START ENTRIES SHOWN
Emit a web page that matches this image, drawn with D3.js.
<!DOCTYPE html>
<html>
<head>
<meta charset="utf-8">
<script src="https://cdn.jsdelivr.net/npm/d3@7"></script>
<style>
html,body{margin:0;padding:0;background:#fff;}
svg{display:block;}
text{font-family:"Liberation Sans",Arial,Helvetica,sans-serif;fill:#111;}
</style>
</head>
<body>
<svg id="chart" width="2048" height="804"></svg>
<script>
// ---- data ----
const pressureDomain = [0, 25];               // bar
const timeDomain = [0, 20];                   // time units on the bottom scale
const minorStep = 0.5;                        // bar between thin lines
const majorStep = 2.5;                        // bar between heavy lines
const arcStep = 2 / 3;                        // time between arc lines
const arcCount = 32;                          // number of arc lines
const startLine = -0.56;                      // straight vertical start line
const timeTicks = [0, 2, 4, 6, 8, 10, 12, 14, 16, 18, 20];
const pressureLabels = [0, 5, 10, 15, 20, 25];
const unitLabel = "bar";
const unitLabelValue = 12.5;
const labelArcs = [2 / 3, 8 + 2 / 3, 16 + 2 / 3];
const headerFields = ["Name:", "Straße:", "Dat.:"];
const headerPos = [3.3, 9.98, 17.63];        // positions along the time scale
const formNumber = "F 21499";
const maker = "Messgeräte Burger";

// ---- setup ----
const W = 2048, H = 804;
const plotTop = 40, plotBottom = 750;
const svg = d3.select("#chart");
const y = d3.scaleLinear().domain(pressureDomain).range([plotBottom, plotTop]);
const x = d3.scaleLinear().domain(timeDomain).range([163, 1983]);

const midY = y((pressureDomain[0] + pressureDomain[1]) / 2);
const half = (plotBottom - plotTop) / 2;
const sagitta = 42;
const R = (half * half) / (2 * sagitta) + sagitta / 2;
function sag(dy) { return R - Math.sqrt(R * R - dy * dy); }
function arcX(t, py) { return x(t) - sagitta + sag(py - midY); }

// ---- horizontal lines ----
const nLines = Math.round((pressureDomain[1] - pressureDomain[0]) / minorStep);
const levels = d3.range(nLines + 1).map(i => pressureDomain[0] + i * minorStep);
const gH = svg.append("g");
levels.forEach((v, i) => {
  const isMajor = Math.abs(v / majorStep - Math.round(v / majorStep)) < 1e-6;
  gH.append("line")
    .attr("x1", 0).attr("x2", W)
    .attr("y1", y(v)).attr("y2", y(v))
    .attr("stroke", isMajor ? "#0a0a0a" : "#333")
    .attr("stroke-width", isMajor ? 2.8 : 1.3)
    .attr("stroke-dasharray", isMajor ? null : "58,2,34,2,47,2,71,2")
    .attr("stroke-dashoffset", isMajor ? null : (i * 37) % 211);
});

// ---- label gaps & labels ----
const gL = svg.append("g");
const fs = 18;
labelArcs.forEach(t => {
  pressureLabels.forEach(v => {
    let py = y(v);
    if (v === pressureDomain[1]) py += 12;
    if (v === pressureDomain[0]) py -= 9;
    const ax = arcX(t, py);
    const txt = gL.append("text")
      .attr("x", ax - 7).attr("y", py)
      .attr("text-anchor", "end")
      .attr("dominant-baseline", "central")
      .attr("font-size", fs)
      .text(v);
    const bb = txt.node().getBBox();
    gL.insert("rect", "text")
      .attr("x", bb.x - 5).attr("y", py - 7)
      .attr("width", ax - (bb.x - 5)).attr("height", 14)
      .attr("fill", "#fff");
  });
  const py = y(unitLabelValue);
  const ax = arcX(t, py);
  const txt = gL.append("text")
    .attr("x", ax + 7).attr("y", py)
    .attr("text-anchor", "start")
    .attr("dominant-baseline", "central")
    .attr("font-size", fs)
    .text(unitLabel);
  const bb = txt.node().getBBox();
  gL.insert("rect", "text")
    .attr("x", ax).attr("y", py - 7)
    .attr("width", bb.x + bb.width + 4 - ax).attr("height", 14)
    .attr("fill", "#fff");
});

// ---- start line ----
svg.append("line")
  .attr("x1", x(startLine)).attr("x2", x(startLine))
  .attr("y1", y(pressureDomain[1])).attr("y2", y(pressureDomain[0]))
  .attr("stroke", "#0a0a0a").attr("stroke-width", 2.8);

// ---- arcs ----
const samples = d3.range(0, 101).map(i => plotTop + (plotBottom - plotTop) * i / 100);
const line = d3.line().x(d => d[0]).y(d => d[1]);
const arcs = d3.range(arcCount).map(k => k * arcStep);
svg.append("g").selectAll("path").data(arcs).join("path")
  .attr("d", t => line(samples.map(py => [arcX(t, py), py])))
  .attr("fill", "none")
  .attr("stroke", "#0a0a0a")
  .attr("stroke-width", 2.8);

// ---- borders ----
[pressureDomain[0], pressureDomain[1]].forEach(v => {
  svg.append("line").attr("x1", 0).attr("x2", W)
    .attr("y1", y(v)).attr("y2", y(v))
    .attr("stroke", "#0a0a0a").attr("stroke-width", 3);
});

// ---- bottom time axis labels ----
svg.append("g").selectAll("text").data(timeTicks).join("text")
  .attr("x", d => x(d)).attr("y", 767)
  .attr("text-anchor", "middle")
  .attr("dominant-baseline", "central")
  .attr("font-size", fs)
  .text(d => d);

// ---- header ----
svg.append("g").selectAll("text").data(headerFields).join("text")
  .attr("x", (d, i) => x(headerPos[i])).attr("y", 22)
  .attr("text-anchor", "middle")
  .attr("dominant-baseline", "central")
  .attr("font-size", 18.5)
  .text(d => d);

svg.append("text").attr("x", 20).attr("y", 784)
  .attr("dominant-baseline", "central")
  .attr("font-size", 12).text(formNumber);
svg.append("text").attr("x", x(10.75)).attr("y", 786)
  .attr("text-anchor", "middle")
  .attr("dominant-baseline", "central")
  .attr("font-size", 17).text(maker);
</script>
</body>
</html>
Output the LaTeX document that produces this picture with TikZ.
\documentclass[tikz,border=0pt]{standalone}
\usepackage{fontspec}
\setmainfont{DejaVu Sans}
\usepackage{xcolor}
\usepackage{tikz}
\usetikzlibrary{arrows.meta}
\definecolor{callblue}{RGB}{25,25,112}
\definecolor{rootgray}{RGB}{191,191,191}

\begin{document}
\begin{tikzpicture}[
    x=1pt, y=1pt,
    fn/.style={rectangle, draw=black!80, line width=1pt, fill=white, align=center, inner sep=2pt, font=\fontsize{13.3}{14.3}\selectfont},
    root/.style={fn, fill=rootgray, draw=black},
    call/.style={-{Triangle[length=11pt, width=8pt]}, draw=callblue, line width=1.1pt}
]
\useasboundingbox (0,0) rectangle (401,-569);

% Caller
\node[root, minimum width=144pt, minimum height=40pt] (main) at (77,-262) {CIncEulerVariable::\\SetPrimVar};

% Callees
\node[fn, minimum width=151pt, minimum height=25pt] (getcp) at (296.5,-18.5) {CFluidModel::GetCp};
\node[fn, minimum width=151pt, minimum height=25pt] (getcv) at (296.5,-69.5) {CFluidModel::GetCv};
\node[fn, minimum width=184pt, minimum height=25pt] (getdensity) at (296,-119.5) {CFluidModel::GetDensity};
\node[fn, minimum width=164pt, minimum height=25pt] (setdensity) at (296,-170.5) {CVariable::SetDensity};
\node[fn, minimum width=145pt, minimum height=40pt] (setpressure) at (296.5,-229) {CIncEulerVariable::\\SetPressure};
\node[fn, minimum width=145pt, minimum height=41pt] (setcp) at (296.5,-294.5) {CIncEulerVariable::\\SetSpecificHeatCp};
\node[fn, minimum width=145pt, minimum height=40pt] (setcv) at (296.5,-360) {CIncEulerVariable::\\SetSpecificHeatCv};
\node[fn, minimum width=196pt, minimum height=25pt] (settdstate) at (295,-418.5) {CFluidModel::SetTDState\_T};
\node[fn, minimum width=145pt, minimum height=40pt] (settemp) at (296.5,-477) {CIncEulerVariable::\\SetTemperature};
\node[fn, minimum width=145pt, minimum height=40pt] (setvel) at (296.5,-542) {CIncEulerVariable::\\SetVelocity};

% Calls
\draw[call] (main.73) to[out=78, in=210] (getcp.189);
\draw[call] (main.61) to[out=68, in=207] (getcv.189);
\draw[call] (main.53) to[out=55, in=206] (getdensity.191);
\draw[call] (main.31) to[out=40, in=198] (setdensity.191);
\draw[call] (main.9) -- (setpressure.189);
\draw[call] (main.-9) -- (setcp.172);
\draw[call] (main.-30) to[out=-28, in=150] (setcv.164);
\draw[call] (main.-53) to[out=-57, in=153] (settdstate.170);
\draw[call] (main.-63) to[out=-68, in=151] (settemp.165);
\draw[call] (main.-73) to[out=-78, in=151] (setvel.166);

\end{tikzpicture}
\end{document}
END ENTRIES SHOWN
* [DIRECTION] Transcribe, exactly and without additions, the lines of the records above, beginning with the line that contains "Output the LaTeX" and ending with the line that contains "minimum height=40pt] (setvel)", both included.

* [TASK RESPONSE]
Output the LaTeX document that produces this picture with TikZ.
\documentclass[tikz,border=0pt]{standalone}
\usepackage{fontspec}
\setmainfont{DejaVu Sans}
\usepackage{xcolor}
\usepackage{tikz}
\usetikzlibrary{arrows.meta}
\definecolor{callblue}{RGB}{25,25,112}
\definecolor{rootgray}{RGB}{191,191,191}

\begin{document}
\begin{tikzpicture}[
    x=1pt, y=1pt,
    fn/.style={rectangle, draw=black!80, line width=1pt, fill=white, align=center, inner sep=2pt, font=\fontsize{13.3}{14.3}\selectfont},
    root/.style={fn, fill=rootgray, draw=black},
    call/.style={-{Triangle[length=11pt, width=8pt]}, draw=callblue, line width=1.1pt}
]
\useasboundingbox (0,0) rectangle (401,-569);

% Caller
\node[root, minimum width=144pt, minimum height=40pt] (main) at (77,-262) {CIncEulerVariable::\\SetPrimVar};

% Callees
\node[fn, minimum width=151pt, minimum height=25pt] (getcp) at (296.5,-18.5) {CFluidModel::GetCp};
\node[fn, minimum width=151pt, minimum height=25pt] (getcv) at (296.5,-69.5) {CFluidModel::GetCv};
\node[fn, minimum width=184pt, minimum height=25pt] (getdensity) at (296,-119.5) {CFluidModel::GetDensity};
\node[fn, minimum width=164pt, minimum height=25pt] (setdensity) at (296,-170.5) {CVariable::SetDensity};
\node[fn, minimum width=145pt, minimum height=40pt] (setpressure) at (296.5,-229) {CIncEulerVariable::\\SetPressure};
\node[fn, minimum width=145pt, minimum height=41pt] (setcp) at (296.5,-294.5) {CIncEulerVariable::\\SetSpecificHeatCp};
\node[fn, minimum width=145pt, minimum height=40pt] (setcv) at (296.5,-360) {CIncEulerVariable::\\SetSpecificHeatCv};
\node[fn, minimum width=196pt, minimum height=25pt] (settdstate) at (295,-418.5) {CFluidModel::SetTDState\_T};
\node[fn, minimum width=145pt, minimum height=40pt] (settemp) at (296.5,-477) {CIncEulerVariable::\\SetTemperature};
\node[fn, minimum width=145pt, minimum height=40pt] (setvel) at (296.5,-542) {CIncEulerVariable::\\SetVelocity};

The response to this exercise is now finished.